* start Data *

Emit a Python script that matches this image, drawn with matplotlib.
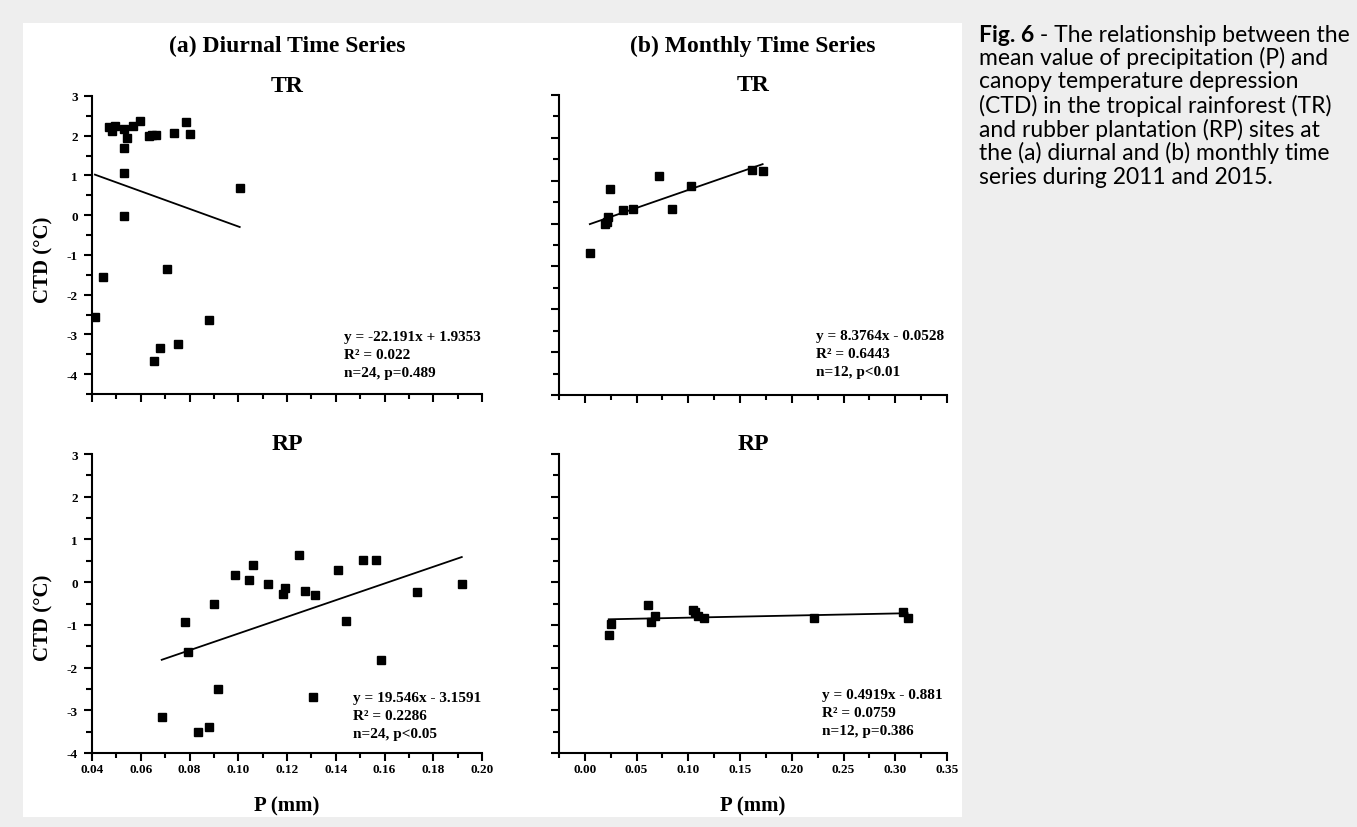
"""
CTD vs precipitation scatter panels (diurnal / monthly, TR / RP)
"""

import matplotlib
matplotlib.use("Agg")
import numpy as np
import matplotlib.pyplot as plt
from matplotlib.patches import Rectangle
from matplotlib.ticker import MultipleLocator, FormatStrFormatter

# --- data ---
# (a) diurnal, tropical rainforest
tr_day_p = [0.0412, 0.0444, 0.0468, 0.0483, 0.0494, 0.0530, 0.0533, 0.0531,
            0.0533, 0.0545, 0.0567, 0.0596, 0.0633, 0.0645, 0.0662, 0.0655,
            0.0677, 0.0707, 0.0738, 0.0752, 0.0786, 0.0803, 0.0882, 0.1006]
tr_day_ctd = [-2.55, -1.55, 2.21, 2.13, 2.25, 1.69, 2.16, 1.06,
              -0.03, 1.95, 2.24, 2.38, 2.00, 2.02, 2.01, -3.68,
              -3.35, -1.35, 2.08, -3.25, 2.35, 2.05, -2.63, 0.69]

# (a) diurnal, rubber plantation
rp_day_p = [0.0686, 0.0780, 0.0794, 0.0834, 0.0882, 0.0901, 0.0916, 0.0988,
            0.1043, 0.1059, 0.1121, 0.1183, 0.1193, 0.1251, 0.1274, 0.1308,
            0.1313, 0.1409, 0.1441, 0.1510, 0.1564, 0.1586, 0.1735, 0.1917]
rp_day_ctd = [-3.16, -0.93, -1.64, -3.51, -3.38, -0.51, -2.51, 0.17,
              0.05, 0.41, -0.05, -0.27, -0.14, 0.64, -0.20, -2.69,
              -0.30, 0.29, -0.92, 0.52, 0.52, -1.83, -0.24, -0.05]

# (b) monthly, tropical rainforest
tr_mon_p = [0.0048, 0.0192, 0.0212, 0.0224, 0.0244, 0.0372,
            0.0465, 0.0721, 0.0846, 0.1022, 0.1618, 0.1718]
tr_mon_ctd = [-0.69, 0.00, 0.03, 0.15, 0.80, 0.31,
              0.33, 1.12, 0.34, 0.87, 1.24, 1.23]

# (b) monthly, rubber plantation
rp_mon_p = [0.0231, 0.0253, 0.0606, 0.0635, 0.0679, 0.1045,
            0.1061, 0.1096, 0.1151, 0.2218, 0.3074, 0.3119]
rp_mon_ctd = [-1.24, -0.97, -0.54, -0.93, -0.79, -0.65,
              -0.70, -0.79, -0.85, -0.85, -0.71, -0.83]

# linear fits (slope, intercept) and stats as printed
fit_coef = {
    "tr_day": (-22.191, 1.9353),
    "rp_day": (19.546, -3.1591),
    "tr_mon": (8.3764, -0.0528),
    "rp_mon": (0.4919, -0.881),
}
fit_text = {
    "tr_day": "y = -22.191x + 1.9353\nR² = 0.022\nn=24, p=0.489",
    "rp_day": "y = 19.546x - 3.1591\nR² = 0.2286\nn=24, p<0.05",
    "tr_mon": "y = 8.3764x - 0.0528\nR² = 0.6443\nn=12, p<0.01",
    "rp_mon": "y = 0.4919x - 0.881\nR² = 0.0759\nn=12, p=0.386",
}

caption_lines = [
    "mean value of precipitation (P) and",
    "canopy temperature depression",
    "(CTD) in the tropical rainforest (TR)",
    "and rubber plantation (RP) sites at",
    "the (a) diurnal and (b) monthly time",
    "series during 2011 and 2015.",
]

W, H = 1357, 828
SERIF = "Liberation Serif"
plt.rcParams["axes.unicode_minus"] = False
plt.rcParams["font.family"] = SERIF


def box(x0, x1, y0, y1):
    """pixel box (top-left origin) -> figure fraction rect"""
    return [x0 / W, 1 - y1 / H, (x1 - x0) / W, (y1 - y0) / H]


fig = plt.figure(figsize=(W / 100, H / 100), dpi=100, facecolor="#eeeeee")
fig.add_artist(Rectangle((23 / W, 1 - 818 / H), (962 - 23) / W, (818 - 24) / H,
                         transform=fig.transFigure, facecolor="white",
                         edgecolor="none", zorder=0))

panels = [
    ("tr_day", tr_day_p, tr_day_ctd, box(92, 482, 97, 395), (0.04, 0.20), (-4.5, 3), "TR", (0.645, 0.131)),
    ("tr_mon", tr_mon_p, tr_mon_ctd, box(559, 947, 96, 396), (-0.025, 0.35), (-4, 3), "TR", (0.662, 0.137)),
    ("rp_day", rp_day_p, rp_day_ctd, box(92, 482, 455, 754), (0.04, 0.20), (-4, 3), "RP", (0.668, 0.127)),
    ("rp_mon", rp_mon_p, rp_mon_ctd, box(559, 947, 455, 754), (-0.025, 0.35), (-4, 3), "RP", (0.678, 0.134)),
]

for key, px, py, rect, xlim, ylim, name, txt_pos in panels:
    ax = fig.add_axes(rect)
    ax.set_facecolor("none")
    ax.plot(px, py, "s", color="black", markersize=5.3, zorder=3)

    a, b = fit_coef[key]
    xs = np.array([min(px), max(px)])
    ax.plot(xs, a * xs + b, color="black", linewidth=1.3, zorder=2)

    ax.set_xlim(*xlim)
    ax.set_ylim(*ylim)
    ax.spines["top"].set_visible(False)
    ax.spines["right"].set_visible(False)
    for s in ("left", "bottom"):
        ax.spines[s].set_linewidth(1.5)

    daily = key.endswith("day")
    ax.xaxis.set_major_locator(MultipleLocator(0.02 if daily else 0.05))
    ax.xaxis.set_minor_locator(MultipleLocator(0.01 if daily else 0.025))
    ax.xaxis.set_major_formatter(FormatStrFormatter("%.2f"))
    ax.yaxis.set_major_locator(MultipleLocator(1))
    ax.yaxis.set_minor_locator(MultipleLocator(0.5))
    ax.yaxis.set_major_formatter(FormatStrFormatter("%d"))

    ax.tick_params(which="major", direction="out", length=6, width=1.5)
    ax.tick_params(axis="x", which="minor", direction="out", length=3.5, width=1.5)
    ax.tick_params(axis="y", which="minor", direction="out", length=4.5, width=1.5)
    ax.tick_params(axis="x", which="major", pad=1, labelsize=9.5)
    ax.tick_params(axis="y", which="major", pad=4, labelsize=9.5)
    for lab in ax.get_xticklabels() + ax.get_yticklabels():
        lab.set_fontweight("bold")

    if name == "TR":
        ax.tick_params(axis="x", labelbottom=False)
    else:
        ax.set_xlabel("P (mm)", fontsize=15, fontweight="bold", labelpad=15)
    if daily:
        ax.set_ylabel("CTD (°C)", fontsize=15, fontweight="bold")
        ax.yaxis.set_label_coords(-0.10, 0.455)
    else:
        ax.tick_params(axis="y", labelleft=False)

    ax.set_title(name, fontsize=17, fontweight="bold", pad=0)
    ax.text(txt_pos[0], txt_pos[1], fit_text[key], transform=ax.transAxes,
            fontsize=11, fontweight="bold", va="center", ha="left",
            linespacing=1.5)

# column headers
fig.text((92 + 482) / 2 / W, 1 - 46 / H, "(a) Diurnal Time Series",
         fontsize=17, fontweight="bold", ha="center", va="center")
fig.text((559 + 947) / 2 / W, 1 - 46 / H, "(b) Monthly Time Series",
         fontsize=17, fontweight="bold", ha="center", va="center")

# caption on the right
cap_font = "Lato"
cap_size = 16.5
line_y = [35, 58, 82, 106, 130, 153, 177]
t_bold = fig.text(979 / W, 1 - line_y[0] / H, "Fig. 6", fontsize=cap_size,
                  fontweight="bold", family=cap_font, va="center", ha="left")
fig.canvas.draw()
bb = t_bold.get_window_extent(renderer=fig.canvas.get_renderer())
fig.text(bb.x1 / W, 1 - line_y[0] / H, " - The relationship between the",
         fontsize=cap_size, family=cap_font, va="center", ha="left")
for y, line in zip(line_y[1:], caption_lines):
    fig.text(979 / W, 1 - y / H, line, fontsize=cap_size, family=cap_font,
             va="center", ha="left")

plt.savefig("out.png", dpi=100, facecolor=fig.get_facecolor())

* end Data *

Description of the task: Exactly restate the lines from the beginning of the data through the line with "0.33, 1.12, 0.34, 0.87, 1.24, 1.23]", and no others, keeping pictures out.

Task output:
Emit a Python script that matches this image, drawn with matplotlib.
"""
CTD vs precipitation scatter panels (diurnal / monthly, TR / RP)
"""

import matplotlib
matplotlib.use("Agg")
import numpy as np
import matplotlib.pyplot as plt
from matplotlib.patches import Rectangle
from matplotlib.ticker import MultipleLocator, FormatStrFormatter

# --- data ---
# (a) diurnal, tropical rainforest
tr_day_p = [0.0412, 0.0444, 0.0468, 0.0483, 0.0494, 0.0530, 0.0533, 0.0531,
            0.0533, 0.0545, 0.0567, 0.0596, 0.0633, 0.0645, 0.0662, 0.0655,
            0.0677, 0.0707, 0.0738, 0.0752, 0.0786, 0.0803, 0.0882, 0.1006]
tr_day_ctd = [-2.55, -1.55, 2.21, 2.13, 2.25, 1.69, 2.16, 1.06,
              -0.03, 1.95, 2.24, 2.38, 2.00, 2.02, 2.01, -3.68,
              -3.35, -1.35, 2.08, -3.25, 2.35, 2.05, -2.63, 0.69]

# (a) diurnal, rubber plantation
rp_day_p = [0.0686, 0.0780, 0.0794, 0.0834, 0.0882, 0.0901, 0.0916, 0.0988,
            0.1043, 0.1059, 0.1121, 0.1183, 0.1193, 0.1251, 0.1274, 0.1308,
            0.1313, 0.1409, 0.1441, 0.1510, 0.1564, 0.1586, 0.1735, 0.1917]
rp_day_ctd = [-3.16, -0.93, -1.64, -3.51, -3.38, -0.51, -2.51, 0.17,
              0.05, 0.41, -0.05, -0.27, -0.14, 0.64, -0.20, -2.69,
              -0.30, 0.29, -0.92, 0.52, 0.52, -1.83, -0.24, -0.05]

# (b) monthly, tropical rainforest
tr_mon_p = [0.0048, 0.0192, 0.0212, 0.0224, 0.0244, 0.0372,
            0.0465, 0.0721, 0.0846, 0.1022, 0.1618, 0.1718]
tr_mon_ctd = [-0.69, 0.00, 0.03, 0.15, 0.80, 0.31,
              0.33, 1.12, 0.34, 0.87, 1.24, 1.23]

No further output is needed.